As head of Revenue, Harchenko represents Oregon on the Multistate Tax Commission, a special body created to oversee the uniform administration of taxes. The commission collectively pools resources and jointly audits large corporations conducting business in multiple states. It also develops model statutes and regulations and works with the federal government to develop federal laws governing tax administration. “The commission ensures the states administer the acts fairly,” she said.

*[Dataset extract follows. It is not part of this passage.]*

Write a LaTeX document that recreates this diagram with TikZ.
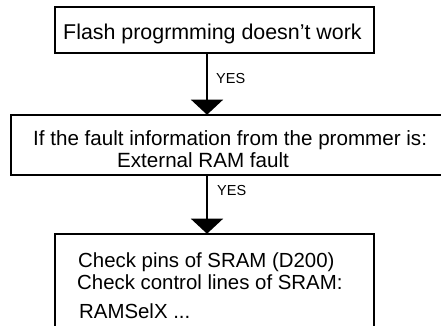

Despite her many responsibilities, Harchenko still finds time to mentor up to three Willamette law students at a time. “I’m a grand-mentor now,” said Harchenko, who still stays in touch with many of the students she first mentored more almost 15 years ago. She believes that mentors get as much from the program as their students. “Mentoring gives lawyers a chance to reinvest in the profession. It is critical to think of ourselves as members of a larger community. Everyone needs someone to help them along.”
And, of course, a little money back on their taxes…
Elizabeth S. Harchenko BS’72, JD’76
“When first-year students come to law school, it is such a different environment for them. Having someone who can serve as a resource for them and let them know that they can get through it is extremely helpful.”